Dallas Datacentre - Power Outage Sunday 26th May 2024 13:28:00

SUMMARY (latest update 1 Jun 14:30 EST)

On Monday 27th May, the database we use in Dallas experienced a power outage due to extreme storms that knocked out power for much of Texas, compounded by two generator failures and then by difficulties for datacentre staff to work through the weather on Memorial day. Because of the sudden power outage we experienced significant data corruption and multiple instances of hardware failure we have been working through. Apologies for the delays in restoring service and in customer support response during this time. The current remaining issues are as follows:

We have some isolated virtual servers that have corrupted MySQL. If you have a virtual server with issues please raise a ticket to help us find the issue faster.

For the server ns65v, all missing domains are now restored. We will be replacing the system with a new, hardware NVMe RAID server as soon as possible, and migrating away from the affected datacentre. We will send a further update as soon as possible regarding these long term fixes.

Update Sat 1 June: Issues on da75 have been resolved.

Update @ 18:30 EST May 31st - Some database tables on the da75 server have corrupted indexes which affects some operations. To prevent data loss we are currently fixing affected databases which requires rebuilding the MySQL install. This is in progress.

Update @ 15:50 EST May 29th - All accounts are now re-created on ns65v. Home directory files and email data were retrieved from the old server however due to the hardware failure, we needed to restore database contents from a backup taken on May 23rd / 24th, before the power outage. Apologies for the extended outage here.

Update @ 11:50 EST May 29th -Some msnode instances may have issues still, we are investigating.

Update @ 09:50 EST May 29th - The restore of ns65v is ongoing.

Update @ 23:00 EST May 28th - The ns65v server has been reinstalled and accounts are restoring from backups. Home directory and email data for 98% of accounts was stored on a separate partition to the failed disk, and is therefore unaffected. However, database data is needing to be restored from backups for all accounts which is taking some time. The failed disk was also sent to a specialist recovery firm earlier today, however due to continued severe storms in the Dallas area, the recovery has not yet begun due to power outages to that firm's own systems. Please note this is unrelated to our operations - at this time the supply to all 3 of our Dallas datacentres is operating normally.

Update @ 14:00 EST May 28th - We are continuing to work on the ns65v server. The primary OS storage disk has failed and is being reinstalled. Once this is complete we will be able to assess further. We do have backups stored on an external server, if you need a copy of your account (we can also deploy this to a new server directly) please contact us.

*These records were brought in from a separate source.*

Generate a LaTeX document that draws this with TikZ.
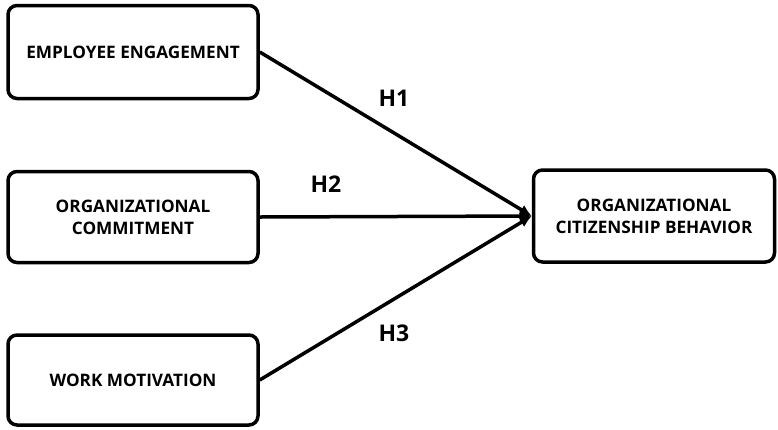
\documentclass[tikz,border=0pt]{standalone}
\usepackage{fontspec}
\setmainfont{Open Sans}
\usetikzlibrary{arrows.meta}
\tikzset{
	varbox/.style={draw, line width=3.5pt, rounded corners=9pt, fill=white,
		align=center, font=\bfseries\fontsize{17.2}{22}\selectfont},
	hyp/.style={line width=3.5pt, -{Latex[length=12pt,width=11pt]}},
	hlabel/.style={font=\bfseries\fontsize{23}{26}\selectfont}
}
\begin{document}
\begin{tikzpicture}[x=1pt,y=-1pt]
\useasboundingbox (0,0) rectangle (778,429);
\path
	(133,52) node [varbox, minimum width=250pt, minimum height=93pt] (ee) {EMPLOYEE ENGAGEMENT}
	(133,217) node [varbox, minimum width=250pt, minimum height=91pt] (oc) {ORGANIZATIONAL\\COMMITMENT}
	(133,380) node [varbox, minimum width=250pt, minimum height=90pt] (wm) {WORK MOTIVATION}
	(654,216) node [varbox, minimum width=241pt, minimum height=92pt] (ocb) {ORGANIZATIONAL\\CITIZENSHIP BEHAVIOR};
\draw [hyp] (ee.east) -- (ocb.west);
\draw [hyp] (oc.east) -- (ocb.west);
\draw [hyp] (wm.east) -- (ocb.west);
\path
	(394,98) node [hlabel] (h1) {H1}
	(326,184) node [hlabel] (h2) {H2}
	(394,333) node [hlabel] (h3) {H3};
\end{tikzpicture}
\end{document}
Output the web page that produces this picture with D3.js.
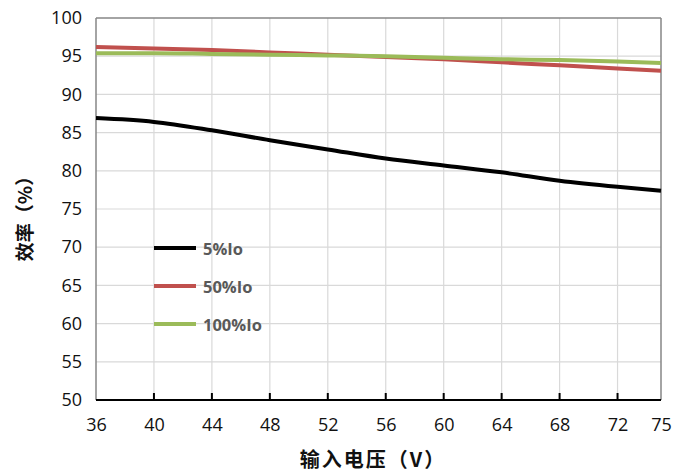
<!DOCTYPE html>
<html><head><meta charset="utf-8">
<script src="https://cdn.jsdelivr.net/npm/d3@7"></script>
<style>body{margin:0;background:#fff}svg{display:block}</style>
</head><body>
<svg id="c" width="685" height="476"></svg>
<script>
const voltages = [36, 40, 44, 48, 52, 56, 60, 64, 68, 72, 75];
const eff5 = [86.9, 86.4, 85.3, 84.0, 82.8, 81.6, 80.7, 79.8, 78.7, 77.9, 77.4];
const eff50 = [96.2, 96.0, 95.8, 95.5, 95.2, 94.9, 94.6, 94.2, 93.8, 93.4, 93.1];
const eff100 = [95.4, 95.4, 95.3, 95.2, 95.1, 95.0, 94.8, 94.6, 94.5, 94.3, 94.1];
const seriesNames = ["5%Io", "50%Io", "100%Io"];
const xTicks = [36, 40, 44, 48, 52, 56, 60, 64, 68, 72, 75];
const yTicks = [50, 55, 60, 65, 70, 75, 80, 85, 90, 95, 100];
const xTitle = "输入电压（V）";
const yTitle = "效率（%）";

const colors = ["#000000", "#c0504d", "#9bbb59"];
const series = [eff5, eff50, eff100];

const svg = d3.select("#c");
const L = 96, R = 661, T = 18, B = 400;
const x = d3.scaleLinear().domain([36, 75]).range([L, R]);
const y = d3.scaleLinear().domain([50, 100]).range([B, T]);
const tickFont = "'Open Sans','Noto Sans',sans-serif";

// gridlines
svg.append("g").selectAll("line").data(yTicks.filter(d => d > 50 && d < 100)).join("line")
  .attr("x1", L).attr("x2", R).attr("y1", d => y(d)).attr("y2", d => y(d))
  .attr("stroke", "#d9d9d9").attr("stroke-width", 1.2);
svg.append("g").selectAll("line").data(xTicks.filter(d => d > 36 && d < 75)).join("line")
  .attr("y1", T).attr("y2", B).attr("x1", d => x(d)).attr("x2", d => x(d))
  .attr("stroke", "#d9d9d9").attr("stroke-width", 1.2);

// frame
svg.append("line").attr("x1", L).attr("x2", R).attr("y1", T).attr("y2", T).attr("stroke", "#868686").attr("stroke-width", 1.5);
svg.append("line").attr("x1", R).attr("x2", R).attr("y1", T).attr("y2", B).attr("stroke", "#868686").attr("stroke-width", 1.5);
svg.append("line").attr("x1", L).attr("x2", L).attr("y1", T).attr("y2", B).attr("stroke", "#868686").attr("stroke-width", 1.5);

// bottom axis
const xAxis = d3.axisBottom(x).tickValues(xTicks).tickSize(0).tickPadding(18).tickFormat(d3.format("d"));
const gx = svg.append("g").attr("transform", `translate(0,${B})`).call(xAxis);
gx.select(".domain").remove();
gx.selectAll("text").attr("font-family", tickFont).attr("font-size", 18).attr("fill", "#111");
svg.append("g").selectAll("line").data(xTicks.filter(d => d > 36 && d < 75)).join("line")
  .attr("x1", d => x(d)).attr("x2", d => x(d)).attr("y1", B).attr("y2", B - 7)
  .attr("stroke", "#000").attr("stroke-width", 2);
svg.append("line").attr("x1", L).attr("x2", R).attr("y1", B).attr("y2", B).attr("stroke", "#000").attr("stroke-width", 2);

// left axis labels
const yAxis = d3.axisLeft(y).tickValues(yTicks).tickSize(0).tickPadding(14);
const gy = svg.append("g").attr("transform", `translate(${L},0)`).call(yAxis);
gy.select(".domain").remove();
gy.selectAll("text").attr("font-family", tickFont).attr("font-size", 18).attr("fill", "#111");

// lines
const line = d3.line().x((d, i) => x(voltages[i])).y(d => y(d)).curve(d3.curveMonotoneX);
series.forEach((s, i) => {
  svg.append("path").datum(s).attr("d", line).attr("fill", "none")
    .attr("stroke", colors[i]).attr("stroke-width", 4).attr("stroke-linecap", "butt");
});

// legend
const legY = [248, 286, 324];
seriesNames.forEach((n, i) => {
  svg.append("line").attr("x1", 154).attr("x2", 196).attr("y1", legY[i]).attr("y2", legY[i])
    .attr("stroke", colors[i]).attr("stroke-width", 4);
  svg.append("text").attr("x", 203).attr("y", legY[i] + 1).attr("dy", "0.36em")
    .attr("font-family", tickFont).attr("font-weight", "bold").attr("font-size", 16.5)
    .attr("fill", "#595959").text(n);
});

// titles
svg.append("text").attr("x", 373).attr("y", 467).attr("text-anchor", "middle")
  .attr("font-family", "'Noto Sans CJK SC',sans-serif").attr("font-weight", "bold").attr("font-size", 20)
  .attr("letter-spacing", 2).attr("fill", "#111").text(xTitle);
svg.append("text").attr("transform", "translate(32,214) rotate(-90)").attr("text-anchor", "middle")
  .attr("font-family", "'Noto Sans CJK SC',sans-serif").attr("font-weight", "bold").attr("font-size", 19)
  .attr("fill", "#111").text(yTitle);
</script>
</body></html>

da77venom.stableserver.net is operating normally. Crashed database tables have been repaired.

Update @ 10:05 EST May 28th - The server da77venom.stableserver.net is now back online.

Update @ 09:16 EST May 28th: We have restored services on most of the affected systems. There are 2 servers with ongoing issues and we are working on getting them up and running.

Update @ 06:45 EST May 28th: We are continuing to work through filesystem issues and replace failed hardware.

Update @ 16:44 EST Monday 27th May: The datacentre experienced a full power outage due to storms in the area. Recovery efforts are ongoing however are hampered by the scale of the outage with limited datacentre staff available to repair essential systems. Many services are restored and we are working to repair filesystems and restore connectivity to one rack which suffered multiple hardware failures. Apologies for the extended downtime, we are working as fast as possible to restore all systems.

The following servers are currently being affected by the issue:

We are currently investigating the matter and are trying to rectify it as soon as possible.

da75venom.stableserver.net - we've identified the root cause with some databases, and are currently working on a fix.

Issue with venomx92.stableserver.net have been resolved.

Issue with venomx90.stableserver.net have been resolved.

Update: The issue has reoccured, we are investigating.

Update #2: The issue has been resolved.

Issues with pls5.stableserver.net have been resolved.

We have resolved the issues with the following servers - da71venom and da72venom.

Our Data Center experienced a total power loss, which affected all connected services. Power has been successfully restored, and we are in the process of recovering all servers impacted by the outage. However, one network segment remains offline due to a hardware failure. We are currently working on bringing replacement hardware online to resolve this issue as quickly as possible

We have resolved problems with the following servers: ns75venom.stableserver.net ns71venom.stableserver.net da79venom.stableserver.net

We're working on bringing back the remaining servers.